Akhil Bery the lead South Asian analyst of EG unveiled this during a webinar that was organized by the South Asian Society of Economic Reporters (SASER).
Discussing the challenges and opportunities for the South Asian countries and how the countries like Pakistan, India, Sri Lanka, and Bangladesh are seen as potential investment grounds by western investors, Bery revealed that even though India was able to retain its investors’ confidence during the first term of PM Narendra Modi, it was not able to do it since the start of his second term.
“PM Modi has built a reputation as a pro-business and pro-reform politician, and has gone out of his way to engage corporate and CEOs, and has openly met and courted them. The first term helped shaped this idea, especially the bankruptcy reform and the goods and services tax.”
But now the Indian government is more interested in the socio-political issues.

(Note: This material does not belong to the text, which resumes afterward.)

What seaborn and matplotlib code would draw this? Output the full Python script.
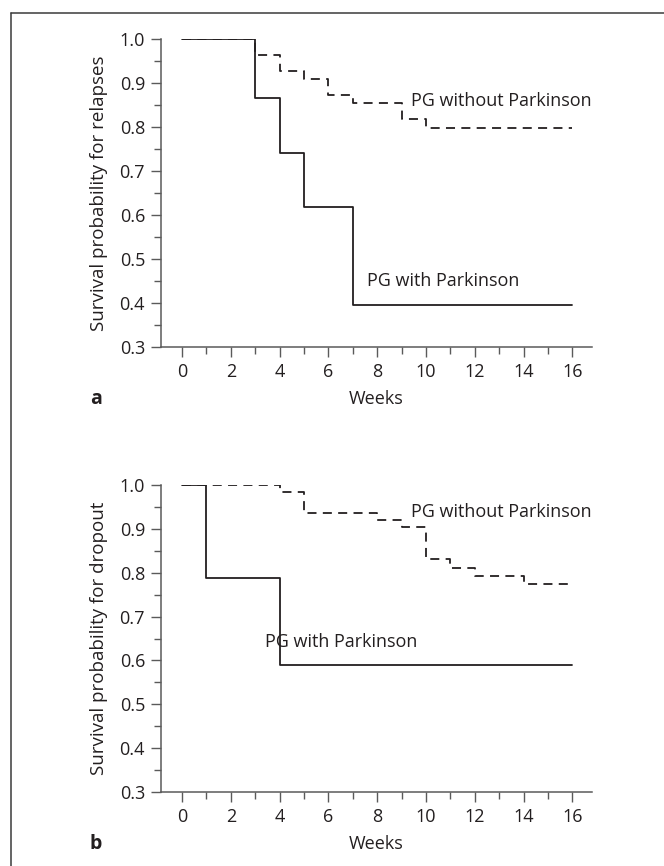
import matplotlib
matplotlib.use("Agg")
import matplotlib.pyplot as plt
from matplotlib.lines import Line2D
from matplotlib.ticker import MultipleLocator
import seaborn as sns
import pandas as pd

# ---- data ----
relapse_with_weeks = [0, 3, 4, 5, 7, 16]
relapse_with_surv = [1.0, 0.866, 0.742, 0.618, 0.396, 0.396]
relapse_without_weeks = [0, 3, 4, 5, 6, 7, 9, 10, 16]
relapse_without_surv = [1.0, 0.964, 0.927, 0.909, 0.873, 0.855, 0.818, 0.798, 0.798]

dropout_with_weeks = [0, 1, 4, 16]
dropout_with_surv = [1.0, 0.787, 0.59, 0.59]
dropout_without_weeks = [0, 4, 5, 8, 9, 10, 11, 12, 14, 16]
dropout_without_surv = [1.0, 0.984, 0.936, 0.92, 0.904, 0.831, 0.811, 0.793, 0.775, 0.775]

label_with = "PG with Parkinson"
label_without = "PG without Parkinson"
ylabel_a = "Survival probability for relapses"
ylabel_b = "Survival probability for dropout"
xlabel = "Weeks"
y_ticks = [0.3, 0.4, 0.5, 0.6, 0.7, 0.8, 0.9, 1.0]
x_ticks = [0, 2, 4, 6, 8, 10, 12, 14, 16]

sns.set_theme(style="white")
plt.rcParams["font.family"] = ["Open Sans", "DejaVu Sans"]

W, H = 664, 866
fig = plt.figure(figsize=(W / 100, H / 100), dpi=100)

TXT = "#231f20"
SPINE = "#5a5a5a"
FS = 13


def px_ax(left, top, right, bottom):
    return fig.add_axes([left / W, 1 - bottom / H, (right - left) / W, (bottom - top) / H])


def draw_panel(ax, w_weeks, w_surv, wo_weeks, wo_surv, ylab, txt_with, txt_without):
    df_w = pd.DataFrame({"week": w_weeks, "surv": w_surv})
    df_wo = pd.DataFrame({"week": wo_weeks, "surv": wo_surv})
    sns.lineplot(data=df_w, x="week", y="surv", ax=ax, drawstyle="steps-post",
                 color=TXT, lw=1.3, estimator=None, sort=False)
    sns.lineplot(data=df_wo, x="week", y="surv", ax=ax, drawstyle="steps-post",
                 color=TXT, lw=1.3, estimator=None, sort=False,
                 linestyle=(0, (5, 3.5)))
    ax.set_xlim(-0.86, 16.8)
    ax.set_ylim(0.3, 1.0)
    ax.set_xticks(x_ticks)
    ax.set_xticklabels([str(t) for t in x_ticks])
    ax.set_yticks(y_ticks)
    ax.set_yticklabels([f"{t:.1f}" for t in y_ticks])
    ax.xaxis.set_minor_locator(MultipleLocator(1))
    ax.yaxis.set_minor_locator(MultipleLocator(0.05))
    for s in ["top", "right"]:
        ax.spines[s].set_visible(False)
    for s in ["left", "bottom"]:
        ax.spines[s].set_color(SPINE)
        ax.spines[s].set_linewidth(1.1)
    ax.tick_params(axis="both", which="major", direction="out", length=7, width=1.0,
                   color=SPINE, labelcolor=TXT, labelsize=FS, pad=4.5,
                   bottom=True, left=True)
    ax.tick_params(axis="both", which="minor", direction="out", length=5, width=1.0,
                   color=SPINE, bottom=True, left=True)
    ax.set_xlabel(xlabel, fontsize=FS, color=TXT)
    ax.xaxis.set_label_coords(0.5, -0.168)
    ax.xaxis.label.set_va("center")
    ax.set_ylabel(ylab, fontsize=13.5, color=TXT, va="center")
    ax.yaxis.set_label_coords((99 - 161) / 431, 0.5)
    ax.text(txt_with[0], txt_with[1], label_with, fontsize=FS, color=TXT,
            ha="left", va="center")
    ax.text(txt_without[0], txt_without[1], label_without, fontsize=FS, color=TXT,
            ha="left", va="center")
    ax.set_facecolor("white")


ax_a = px_ax(161, 39, 592, 347)
draw_panel(ax_a, relapse_with_weeks, relapse_with_surv,
           relapse_without_weeks, relapse_without_surv, ylabel_a,
           (7.6, 0.45), (9.4, 0.86))
ax_a.text((96 - 161) / 431, -0.168, "a", transform=ax_a.transAxes, fontsize=14,
          fontweight="bold", color=TXT, ha="center", va="center")

ax_b = px_ax(161, 485, 592, 792)
draw_panel(ax_b, dropout_with_weeks, dropout_with_surv,
           dropout_without_weeks, dropout_without_surv, ylabel_b,
           (3.4, 0.643), (9.4, 0.938))
ax_b.text((96 - 161) / 431, -0.168, "b", transform=ax_b.transAxes, fontsize=14,
          fontweight="bold", color=TXT, ha="center", va="center")

# outer frame (top and left edges)
fig.add_artist(Line2D([11 / W, 11 / W], [0, 1 - 13 / H], transform=fig.transFigure,
                      color="#3a3a3a", lw=1.1))
fig.add_artist(Line2D([11 / W, 1], [1 - 13 / H, 1 - 13 / H], transform=fig.transFigure,
                      color="#3a3a3a", lw=1.1))

fig.savefig("out.png", dpi=100, facecolor="white")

“This is an inherent risk here for investment, especially considering the differences between what the investors were expecting and what the market realities were. Modi’s blueprint for the second term has been the manifesto of BJP (we have abrogation of the Article 370 and Citizenship Act to prove that). Investors did not pay attention to it initially at their own peril. And Modi’s indifference towards the economy has been despite the fact that unemployment was at a 43-year high and GDP growth at a 6-year low. All this and the exacerbation of sectarian tension led us to list India under Modi as one of the top 10 geopolitical risks for 2020.”
Berry further said, “Border war with China is another risk, although it is not a war scenario yet, what if it escalates? Potential blacklisting of Huawei might make sense geopolitically, but from investors’ point of view it just comes off as fluctuating rules.”